Downloading (…)olve/main/vocab.json:   0%|          | 0.00/798k [00:00<?, ?B/s]

Downloading (…)olve/main/merges.txt:   0%|          | 0.00/456k [00:00<?, ?B/s]

Downloading (…)/main/tokenizer.json:   0%|          | 0.00/1.36M [00:00<?, ?B/s]

Downloading (…)in/added_tokens.json:   0%|          | 0.00/123 [00:00<?, ?B/s]

Downloading (…)cial_tokens_map.json:   0%|          | 0.00/344 [00:00<?, ?B/s]

Downloading (…)lve/main/config.json:   0%|          | 0.00/1.42k [00:00<?, ?B/s]

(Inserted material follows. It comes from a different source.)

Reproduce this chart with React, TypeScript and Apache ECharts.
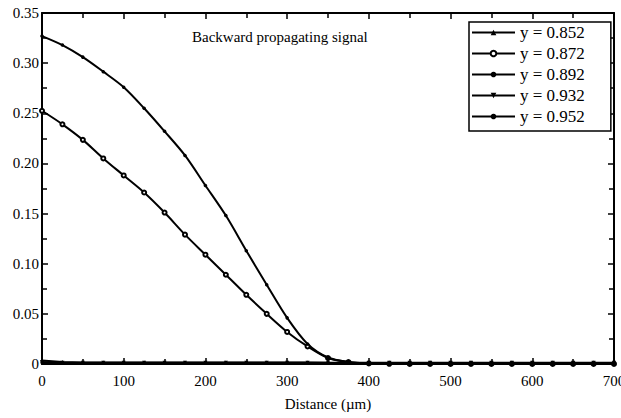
import React, { useEffect, useRef } from "react";
import * as echarts from "echarts";

// Distance (µm) sample positions
const distance = [0, 25, 50, 75, 100, 125, 150, 175, 200, 225, 250, 275, 300, 325, 350, 375, 400, 425, 450, 475, 500, 525, 550, 575, 600, 625, 650, 675, 700];

const seriesNames = ["y = 0.852", "y = 0.872", "y = 0.892", "y = 0.932", "y = 0.952"];

// Backward propagating signal values
const s852 = [0.0035, 0.002, 0.0015, 0.0015, 0.0015, 0.0015, 0.0015, 0.0015, 0.0015, 0.0015, 0.0015, 0.0015, 0.0015, 0.0015, 0.0012, 0.001, 0.001, 0.001, 0.001, 0.001, 0.001, 0.001, 0.001, 0.001, 0.001, 0.001, 0.001, 0.001, 0.001];
const s872 = [0.2525, 0.239, 0.2235, 0.205, 0.188, 0.171, 0.151, 0.129, 0.109, 0.089, 0.069, 0.05, 0.032, 0.0175, 0.006, 0.002, 0.0005, 0.0002, 0.0001, 0.0001, 0.0001, 0.0001, 0.0001, 0.0001, 0.0001, 0.0001, 0.0001, 0.0001, 0.0001];
const s892 = [0.001, 0.001, 0.001, 0.001, 0.001, 0.001, 0.001, 0.001, 0.001, 0.001, 0.001, 0.001, 0.001, 0.001, 0.001, 0.001, 0.001, 0.001, 0.001, 0.001, 0.001, 0.001, 0.001, 0.001, 0.001, 0.001, 0.001, 0.001, 0.001];
const s932 = [0.002, 0.0012, 0.0012, 0.0012, 0.0012, 0.0012, 0.0012, 0.0012, 0.0012, 0.0012, 0.0012, 0.0012, 0.0012, 0.0012, 0.0012, 0.0012, 0.0012, 0.0012, 0.0012, 0.0012, 0.0012, 0.0012, 0.0012, 0.0012, 0.0012, 0.0012, 0.0012, 0.0012, 0.0012];
const s952 = [0.327, 0.318, 0.306, 0.2915, 0.276, 0.255, 0.232, 0.208, 0.178, 0.148, 0.113, 0.079, 0.046, 0.02, 0.0065, 0.002, 0.0005, 0.0003, 0.0002, 0.0002, 0.0001, 0.0001, 0.0001, 0.0001, 0.0001, 0.0001, 0.0001, 0.0001, 0.0001];

const xTicks = { min: 0, max: 700, interval: 100 };
const yTicks = { min: 0, max: 0.35, interval: 0.05 };

export default function App() {
  const ref = useRef<HTMLDivElement>(null);

  useEffect(() => {
    const chart = echarts.init(ref.current!, null, { renderer: "svg" });
    const font = "Liberation Serif";
    const pairs = (vals: number[]) => distance.map((d, i) => [d, vals[i]]);

    const axisLine = { show: true, onZero: false, lineStyle: { color: "#000", width: 2 } };
    const axisTick = { show: true, inside: true, length: 6, lineStyle: { color: "#000", width: 1.5 } };
    const minorTick = { show: true, splitNumber: 2, length: 5, lineStyle: { color: "#000", width: 1.5 } };

    const xBase = {
      type: "value",
      ...xTicks,
      axisLine,
      axisTick,
      minorTick,
      splitLine: { show: false },
      minorSplitLine: { show: false },
    };
    const yBase = {
      type: "value",
      ...yTicks,
      axisLine,
      axisTick,
      minorTick,
      splitLine: { show: false },
      minorSplitLine: { show: false },
    };

    const lineSeries = (name: string, vals: number[], symbol: string, size: number, extra: any = {}) => ({
      name,
      type: "line",
      data: pairs(vals),
      symbol,
      symbolSize: size,
      showAllSymbol: true,
      lineStyle: { color: "#000", width: 2 },
      itemStyle: { color: "#000" },
      ...extra,
    });

    chart.setOption({
      animation: false,
      backgroundColor: "#fff",
      grid: { left: 42, right: 7, top: 13, bottom: 54, containLabel: false, outerBoundsMode: "none" },
      xAxis: [
        {
          ...xBase,
          position: "bottom",
          axisLabel: { color: "#000", fontFamily: font, fontSize: 15, margin: 9 },
          name: "Distance (µm)",
          nameLocation: "middle",
          nameGap: 32,
          nameTextStyle: { color: "#000", fontFamily: font, fontSize: 15 },
        },
        { ...xBase, position: "top", axisLabel: { show: false } },
      ],
      yAxis: [
        {
          ...yBase,
          position: "left",
          axisLabel: {
            color: "#000",
            fontFamily: font,
            fontSize: 15,
            margin: 3,
            formatter: (v: number) => (v === 0 ? "0" : v.toFixed(2)),
          },
        },
        { ...yBase, position: "right", axisLabel: { show: false } },
      ],
      legend: {
        orient: "vertical",
        left: 469,
        top: 22,
        itemWidth: 43,
        itemHeight: 7,
        itemGap: 4,
        padding: [2, 26, 6, 2],
        borderColor: "#000",
        borderWidth: 1.5,
        backgroundColor: "#fff",
        textStyle: { color: "#000", fontFamily: font, fontSize: 17 },
        data: seriesNames,
        z: 10,
      },
      graphic: [
        {
          type: "text",
          left: 192,
          top: 29,
          style: {
            text: "Backward propagating signal",
            fontFamily: font,
            fontSize: 15,
            fill: "#000",
          },
        },
      ],
      series: [
        lineSeries(seriesNames[0], s852, "triangle", 4),
        lineSeries(seriesNames[1], s872, "emptyCircle", 4, { smooth: 0.3 }),
        lineSeries(seriesNames[2], s892, "circle", 3),
        lineSeries(seriesNames[3], s932, "triangle", 4, { symbolRotate: 180 }),
        lineSeries(seriesNames[4], s952, "circle", 3.5, { smooth: 0.3 }),
      ],
    });
    return () => chart.dispose();
  }, []);

  return (
    <div
      ref={ref}
      style={{ position: "absolute", left: 0, top: 0, width: 621, height: 418, background: "#fff" }}
    />
  );
}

Downloading (…)"pytorch_model.bin";:   0%|          | 0.00/1.63G [00:00<?, ?B/s]

In [None]:
def extract_relations_from_model_output(text):
    relations = []
    relation, subject, relation, object_ = '', '', '', ''
    text = text.strip()
    current = 'x'
    text_replaced = text.replace("<s>", "").replace("<pad>", "").replace("</s>", "")
    for token in text_replaced.split():
        if token == "<triplet>":
            current = 't'
            if relation != '':
                relations.append({
                    'head': subject.strip(),
                    'type': relation.strip(),
                    'tail': object_.strip()
                })
                relation = ''
            subject = ''
        elif token == "<subj>":
            current = 's'
            if relation != '':
                relations.append({
                    'head': subject.strip(),
                    'type': relation.strip(),
                    'tail': object_.strip()
                })
            object_ = ''
        elif token == "<obj>":
            current = 'o'
            relation = ''
        else:
            if current == 't':
                subject += ' ' + token
            elif current == 's':
                object_ += ' ' + token
            elif current == 'o':
                relation += ' ' + token
    if subject != '' and relation != '' and object_ != '':
        relations.append({
            'head': subject.strip(),
            'type': relation.strip(),
            'tail': object_.strip()
        })
    return relations

In [None]:
class KB():
    def __init__(self):
        self.relations = []

    def are_relations_equal(self, r1, r2):
        return all(r1[attr] == r2[attr] for attr in ["head", "type", "tail"])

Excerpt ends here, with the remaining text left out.